**DATA EXCERPT:**
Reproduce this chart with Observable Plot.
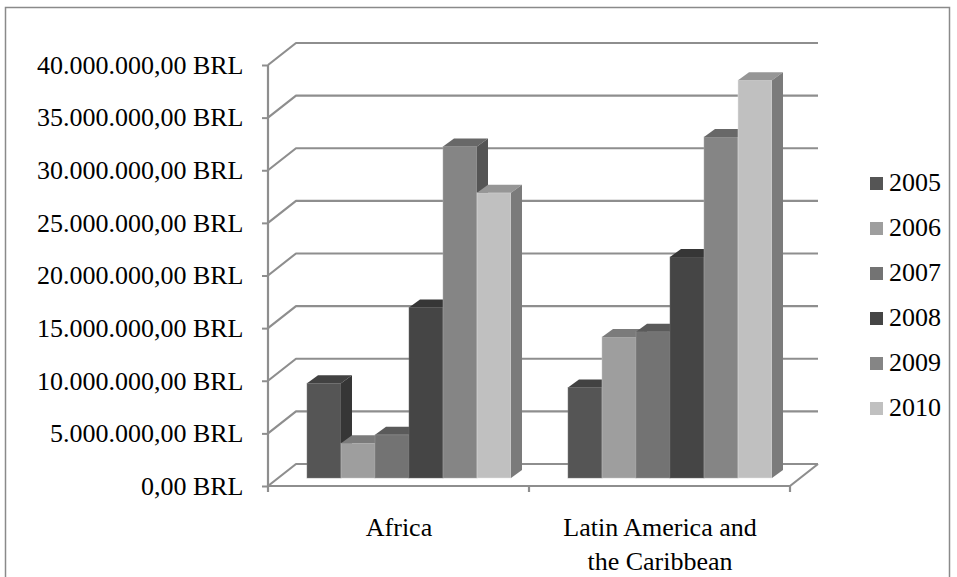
<!DOCTYPE html>
<html><head><meta charset="utf-8">
<script src="https://cdn.jsdelivr.net/npm/d3@7"></script>
<script src="https://cdn.jsdelivr.net/npm/@observablehq/plot@0.6"></script>
<style>
html,body{margin:0;padding:0;background:#fff;}
#wrap{position:relative;width:957px;height:577px;overflow:hidden;font-family:"Liberation Serif","Times New Roman",serif;}
#chart{position:absolute;left:0;top:0;}
.item{position:absolute;left:870px;display:flex;align-items:center;white-space:nowrap;font-size:26px;line-height:26px;height:26px;color:#000;}
.sw{width:13px;height:13px;margin-right:6px;flex:none;}
</style></head><body>
<div id="wrap"><div id="chart"></div><div id="legend"></div></div>
<script>
const regions = ["Africa", "Latin America and the Caribbean"];
const regionLabels = ["Africa", "Latin America and\nthe Caribbean"];
const years = ["2005", "2006", "2007", "2008", "2009", "2010"];
const africaValues = [9.0e6, 3.3e6, 4.1e6, 16.2e6, 31.5e6, 27.1e6];
const latinAmericaValues = [8.6e6, 13.4e6, 13.9e6, 21.0e6, 32.4e6, 37.8e6];
const yTicks = [0, 5e6, 10e6, 15e6, 20e6, 25e6, 30e6, 35e6, 40e6];
const yearColors = ["#555555", "#9e9e9e", "#737373", "#454545", "#858585", "#c0c0c0"];

const seriesByRegion = [africaValues, latinAmericaValues];
const data = [];
regions.forEach((r, i) => years.forEach((yr, j) => data.push({region: r, year: yr, value: seriesByRegion[i][j]})));

const loc = d3.formatLocale({decimal: ",", thousands: ".", grouping: [3], currency: ["", ""]});
const num = loc.format(",.2f");
const fmt = v => num(v) + " BRL";

const GRID = "#8e8e8e";
const chart = Plot.plot({
  width: 957, height: 577,
  marginLeft: 268, marginRight: 167, marginTop: 65, marginBottom: 91,
  style: {fontFamily: '"Liberation Serif", "Times New Roman", serif', fontSize: "26px", color: "#000", background: "transparent", overflow: "visible"},
  fx: {domain: regions, padding: 0, label: null},
  x: {domain: years, paddingInner: 0, paddingOuter: 0.73, axis: null},
  y: {domain: [0, 40e6], axis: null},
  color: {domain: years, range: yearColors},
  marks: [
    Plot.axisY({ticks: yTicks, tickFormat: fmt, tickSize: 6, tickPadding: 19, fontSize: 26, stroke: GRID, strokeWidth: 2, fill: "#000", label: null}),
    Plot.axisFx({anchor: "bottom", tickSize: 0, tickPadding: 26, tickFormat: d => regionLabels[regions.indexOf(d)], fontSize: 26, lineHeight: 1.3, fill: "#000", label: null}),
    Plot.barY(data, {fx: "region", x: "year", y: "value", fill: "year", dx: 10, dy: -8})
  ]
});
document.getElementById("chart").append(chart);

const svg = chart.tagName.toLowerCase() === "svg" ? chart : chart.querySelector("svg");
const Y = chart.scale("y");
const FX = chart.scale("fx");
const yFn = v => Y.apply(v);
const left = Math.min(...FX.range), right = Math.max(...FX.range);
const DX = 28, DY = -22;

// 3D faces for bars (collect rects drawn by the bar mark before adding anything else)
const barRects = Array.from(svg.querySelectorAll("rect")).filter(r => r.getAttribute("fill") && r.getAttribute("height"));
const mul = (c, k) => d3.rgb(c.r * k, c.g * k, c.b * k).formatHex();
const BD = 11, BDY = -8;
const ns = "http://www.w3.org/2000/svg";
barRects.forEach(rect => {
  const x = +rect.getAttribute("x"), y = +rect.getAttribute("y");
  const w = +rect.getAttribute("width"), h = +rect.getAttribute("height");
  const c = d3.rgb(rect.getAttribute("fill"));
  const top = document.createElementNS(ns, "polygon");
  top.setAttribute("points", `${x},${y} ${x + w},${y} ${x + w + BD},${y + BDY} ${x + BD},${y + BDY}`);
  top.setAttribute("fill", mul(c, 0.78));
  const side = document.createElementNS(ns, "polygon");
  side.setAttribute("points", `${x + w},${y} ${x + w + BD},${y + BDY} ${x + w + BD},${y + h + BDY} ${x + w},${y + h}`);
  side.setAttribute("fill", mul(c, 0.64));
  rect.setAttribute("stroke", d3.rgb(Math.min(255, c.r + 40), Math.min(255, c.g + 40), Math.min(255, c.b + 40)).formatHex());
  rect.setAttribute("stroke-width", 0.8);
  rect.setAttribute("stroke-opacity", 0.6);
  rect.parentNode.insertBefore(side, rect.nextSibling);
  rect.parentNode.insertBefore(top, rect.nextSibling);
});

// walls, floor, gridlines (behind bars)
const walls = d3.create("svg:g").attr("fill", "none").attr("stroke", GRID).attr("stroke-width", 2.2).attr("stroke-linejoin", "round");
yTicks.forEach(t => {
  const y = yFn(t);
  walls.append("path").attr("d", `M${left},${y}L${left + DX},${y + DY}H${right + DX}`);
});
const y0 = yFn(0);
walls.append("line").attr("x1", left).attr("x2", left).attr("y1", y0).attr("y2", yFn(40e6));
walls.append("path").attr("d", `M${left},${y0}H${right}L${right + DX},${y0 + DY}`);
[...regions.map(r => FX.apply(r)), right].forEach(x => {
  walls.append("line").attr("x1", x).attr("x2", x).attr("y1", y0).attr("y2", y0 + 6);
});
svg.insertBefore(walls.node(), svg.querySelector("g"));

// outer border
d3.select(svg).append("rect").attr("x", 5.5).attr("y", 7.5).attr("width", 944).attr("height", 620)
  .attr("fill", "none").attr("stroke", "#8a8a8a").attr("stroke-width", 1.5);

// legend
const legend = document.getElementById("legend");
years.forEach((yr, i) => {
  const item = document.createElement("div");
  item.className = "item";
  item.style.top = (183 + i * 45 - 13) + "px";
  const sw = document.createElement("span");
  sw.className = "sw";
  sw.style.background = yearColors[i];
  const tx = document.createElement("span");
  tx.textContent = yr;
  item.append(sw, tx);
  legend.append(item);
});
</script>
</body></html>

**PROBLEM STATEMENT:** Up to and including the line with "const fmt = v", copy the data above from its first line. Skip pictures.

**RESULT OF THE TASK:**
Reproduce this chart with Observable Plot.
<!DOCTYPE html>
<html><head><meta charset="utf-8">
<script src="https://cdn.jsdelivr.net/npm/d3@7"></script>
<script src="https://cdn.jsdelivr.net/npm/@observablehq/plot@0.6"></script>
<style>
html,body{margin:0;padding:0;background:#fff;}
#wrap{position:relative;width:957px;height:577px;overflow:hidden;font-family:"Liberation Serif","Times New Roman",serif;}
#chart{position:absolute;left:0;top:0;}
.item{position:absolute;left:870px;display:flex;align-items:center;white-space:nowrap;font-size:26px;line-height:26px;height:26px;color:#000;}
.sw{width:13px;height:13px;margin-right:6px;flex:none;}
</style></head><body>
<div id="wrap"><div id="chart"></div><div id="legend"></div></div>
<script>
const regions = ["Africa", "Latin America and the Caribbean"];
const regionLabels = ["Africa", "Latin America and\nthe Caribbean"];
const years = ["2005", "2006", "2007", "2008", "2009", "2010"];
const africaValues = [9.0e6, 3.3e6, 4.1e6, 16.2e6, 31.5e6, 27.1e6];
const latinAmericaValues = [8.6e6, 13.4e6, 13.9e6, 21.0e6, 32.4e6, 37.8e6];
const yTicks = [0, 5e6, 10e6, 15e6, 20e6, 25e6, 30e6, 35e6, 40e6];
const yearColors = ["#555555", "#9e9e9e", "#737373", "#454545", "#858585", "#c0c0c0"];

const seriesByRegion = [africaValues, latinAmericaValues];
const data = [];
regions.forEach((r, i) => years.forEach((yr, j) => data.push({region: r, year: yr, value: seriesByRegion[i][j]})));

const loc = d3.formatLocale({decimal: ",", thousands: ".", grouping: [3], currency: ["", ""]});
const num = loc.format(",.2f");
const fmt = v => num(v) + " BRL";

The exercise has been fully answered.